Chess in 1848
by Bill Wall
In 1848, the first open chess tournament was held at Simpson's. (source: Chess History and Reminiscences by Henry Bird, 1893)
In 1848, Paul Morphy defeated his father, Alonzo. It was Paul Morphy’s first recorded chess game.
In 1848, the Revolution of 1848 forced Karl Marx out of Belgium where he was planning a revolutionary action. He was forced to flee back in France, where he spent much of the time playing chess in the Paris cafes.
In 1848, H. R. Agnel, a teacher at West Point Military Academy, published Chess for Winter Evenings.
In 1848, the first chess set and board for the blind was made, by W. Wood.
In 1848, the London Chess Club defeated the Amsterdam Chess Club in a correspondence match.
In 1848, chess composer Max Bezzel (1824-1871) created and published the eight queens problem.
In 1848, the first chess column in a women's magazine appeared in the Ladies Newspaper, London.
In 1848, Carl Hamppe of Vienna analyzed the Vienna opening and made contributions to the opening.
In 1848, Daniel Harrwitz defeated Carl Mayet in a match in Berlin.
In 1848, Henry Buckle and Lionel Kieseritzky drew their match in Paris.
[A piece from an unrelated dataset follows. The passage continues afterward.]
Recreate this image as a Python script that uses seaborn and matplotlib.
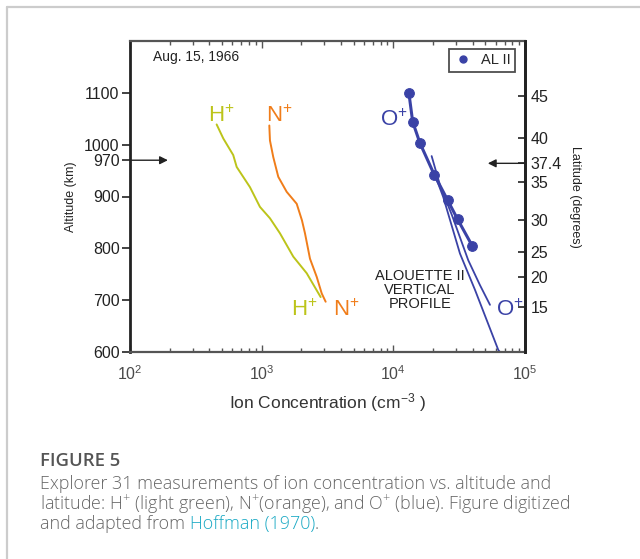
import matplotlib
matplotlib.use("Agg")
import matplotlib.pyplot as plt
from matplotlib.lines import Line2D
import seaborn as sns
import numpy as np

# ---------------- data ----------------
h_conc = [455, 511, 608, 646, 815, 970, 1156, 1377, 1738, 2198, 2805]
h_alt = [1039, 1012, 980, 957, 918, 880, 858, 829, 784, 752, 706]

n_conc = [1143, 1156, 1225, 1337, 1549, 1845, 2023, 2133, 2328, 2618, 2858, 3062]
n_alt = [1037, 1008, 976, 938, 909, 886, 854, 829, 780, 745, 713, 697]

al2_conc = [13120, 14030, 15930, 20460, 25840, 30770, 39720]
al2_alt = [1100, 1044, 1003, 942, 893, 856, 805]

o_prof_conc = [19540, 22600, 27870, 37070, 45500, 54200]
o_prof_alt = [978, 922, 864, 777, 729, 691]

o_fit_conc = [20320, 23930, 32060, 41690, 62660, 64500]
o_fit_alt = [947, 899, 790, 720, 604, 600]

alt_ticks = [600, 700, 800, 900, 970, 1000, 1100]
lat_labels = ['45', '40', '37.4', '35', '30', '25', '20', '15']
lat_alt = [1094, 1013, 964, 928, 854, 792, 744, 686]

# ---------------- style ----------------
sns.set_theme(style="ticks")
plt.rcParams['font.family'] = ['Liberation Sans', 'DejaVu Sans']
plt.rcParams['mathtext.fontset'] = 'custom'
plt.rcParams['mathtext.rm'] = 'Liberation Sans'
plt.rcParams['mathtext.it'] = 'Liberation Sans:italic'

GREEN = '#bcc41a'
ORANGE = '#f07d1a'
BLUE = '#3a42a6'

fig = plt.figure(figsize=(6.4, 5.59), dpi=100)
fig.patch.set_facecolor('white')
ax = fig.add_axes([130/640, 1-352/559, 395/640, 311/559])

sns.lineplot(x=h_conc, y=h_alt, sort=False, estimator=None, color=GREEN, lw=1.4, ax=ax)
sns.lineplot(x=n_conc, y=n_alt, sort=False, estimator=None, color=ORANGE, lw=1.4, ax=ax)
sns.lineplot(x=o_prof_conc, y=o_prof_alt, sort=False, estimator=None, color=BLUE, lw=1.3, ax=ax)
sns.lineplot(x=o_fit_conc, y=o_fit_alt, sort=False, estimator=None, color=BLUE, lw=1.3, ax=ax)
sns.lineplot(x=al2_conc, y=al2_alt, sort=False, estimator=None, color=BLUE, lw=2.2,
             marker='o', markersize=7, markeredgecolor=BLUE, ax=ax)

ax.set_xscale('log')
ax.set_xlim(1e2, 1e5)
ax.set_ylim(600, 1200)
ax.set_yticks(alt_ticks)
ax.set_yticklabels([str(v) for v in alt_ticks])
ax.set_xticks([1e2, 1e3, 1e4, 1e5])

ax.tick_params(axis='y', which='both', direction='out', length=6, width=1.2,
               labelsize=11.5, pad=1.5, colors='#222222')
ax.tick_params(axis='x', which='major', direction='in', length=5, width=1.0,
               top=True, labelsize=11.5, pad=9, colors='#555555', labelcolor='#4a4a4a')
ax.tick_params(axis='x', which='minor', direction='in', length=3, width=1.0,
               top=True, colors='#555555')

for side in ['left', 'right']:
    ax.spines[side].set_linewidth(2.0)
    ax.spines[side].set_color('#222222')
for side in ['top', 'bottom']:
    ax.spines[side].set_linewidth(1.6)
    ax.spines[side].set_color('#555555')
    ax.spines[side].set_visible(True)

ax.set_xlabel('Ion Concentration (cm$^{\\mathregular{-3}}$ )', fontsize=12.5,
              color='#333333', labelpad=6)
ax.set_ylabel('Altitude (km)', fontsize=9, color='#222222', labelpad=5)

# right latitude axis
ax2 = ax.twinx()
ax2.set_ylim(600, 1200)
ax2.set_yticks(lat_alt)
ax2.set_yticklabels(lat_labels)
ax2.tick_params(axis='y', direction='in', length=5, width=1.2, labelsize=11.5,
                pad=4, colors='#222222')
ax2.spines['right'].set_linewidth(2.0)
ax2.spines['right'].set_color('#222222')
for side in ['left', 'top', 'bottom']:
    ax2.spines[side].set_visible(False)
ax2.set_ylabel('Latitude (degrees)', fontsize=9, rotation=-90, labelpad=14, color='#222222')

# annotations
ax.text(0.058, 0.949, 'Aug. 15, 1966', transform=ax.transAxes, fontsize=10,
        ha='left', va='center', color='#222222')
lab_kw = dict(fontsize=16, ha='center', va='center')
ax.text(497, 1055, 'H$\\mathregular{^{+}}$', color=GREEN, **lab_kw)
ax.text(1365, 1055, 'N$\\mathregular{^{+}}$', color=ORANGE, **lab_kw)
ax.text(2113, 681, 'H$\\mathregular{^{+}}$', color=GREEN, **lab_kw)
ax.text(4365, 681, 'N$\\mathregular{^{+}}$', color=ORANGE, **lab_kw)
ax.text(10070, 1047, 'O$\\mathregular{^{+}}$', color=BLUE, **lab_kw)
ax.text(76400, 681, 'O$\\mathregular{^{+}}$', color=BLUE, **lab_kw)
ax.text(15900, 719, 'ALOUETTE II\nVERTICAL\nPROFILE', fontsize=10.5, ha='center', va='center',
        linespacing=1.0, color='#222222')

arrow_kw = dict(arrowstyle='-|>', color='#222222', lw=1.0, mutation_scale=12,
                shrinkA=0, shrinkB=0)
ax.annotate('', xy=(194, 970), xytext=(1e2, 970), arrowprops=arrow_kw, annotation_clip=False)
ax.annotate('', xy=(52200, 964), xytext=(1e5, 964), arrowprops=arrow_kw, annotation_clip=False)

handle = Line2D([], [], marker='o', ls='none', color=BLUE, markersize=5)
leg = ax.legend(handles=[handle], labels=['AL II'], loc='upper right',
                bbox_to_anchor=(0.975, 0.974), borderaxespad=0, fontsize=10.5,
                frameon=True, fancybox=False, handlelength=1.3, handletextpad=0.6,
                borderpad=0.3)
leg.get_frame().set_edgecolor('#222222')
leg.get_frame().set_linewidth(1.3)

# card border
fig.add_artist(Line2D([7/640, 7/640], [1-7/559, 0], transform=fig.transFigure,
                      color='#cccccc', lw=1.6))
fig.add_artist(Line2D([7/640, 1], [1-7/559, 1-7/559], transform=fig.transFigure,
                      color='#cccccc', lw=1.6))

# caption
cap_font = ['Open Sans', 'DejaVu Sans']
CAP = 12.9
CW = 'light'
fig.text(40/640, 1-461/559, 'FIGURE 5', fontsize=13.3, color='#555555',
         family=cap_font, weight='semibold', va='center', ha='left')
fig.text(40/640, 1-484/559, 'Explorer 31 measurements of ion concentration vs. altitude and',
         fontsize=CAP, color='#666666', family=cap_font, weight=CW, va='center', ha='left')
fig.text(40/640, 1-504/559,
         'latitude: H$\\mathregular{^{+}}$ (light green), N$\\mathregular{^{+}}$(orange), and O$\\mathregular{^{+}}$ (blue). Figure digitized',
         fontsize=CAP, color='#666666', family=cap_font, weight=CW, va='center', ha='left')
t1 = fig.text(40/640, 1-524/559, 'and adapted from ', fontsize=CAP, color='#666666',
              family=cap_font, weight=CW, va='center', ha='left')
fig.canvas.draw()
r = fig.canvas.get_renderer()
bb = t1.get_window_extent(renderer=r)
t2 = fig.text(bb.x1/640, 1-524/559, 'Hoffman (1970)', fontsize=CAP, color='#1aa9c4',
              family=cap_font, weight=CW, va='center', ha='left')
bb2 = t2.get_window_extent(renderer=r)
fig.text(bb2.x1/640, 1-524/559, '.', fontsize=CAP, color='#666666',
         family=cap_font, weight=CW, va='center', ha='left')

fig.savefig('out.png', dpi=100)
In February 1848, Adolf Anderssen and Damiel Harrwitz drew their match 5-5 in Breslau, Germany.
On September 14, 1848, Adolf Albin was born in Bucharest. He was an Austrian theoretician, chess writer and journalist. He died in 1920.
On October 14, 1848, the chess column in The Spirit of the Times ended. It was edited by Charles Stanley. It was the first weekly chess column in the U.S, starting in March, 1845.
On November 2, 1848, Charles Stanley edited a chess column in The Albion. It lasted until 1856.
On December 31, 1848, Amos Burn was born in Hull, England. He was German champion in 1898. He died in 1925.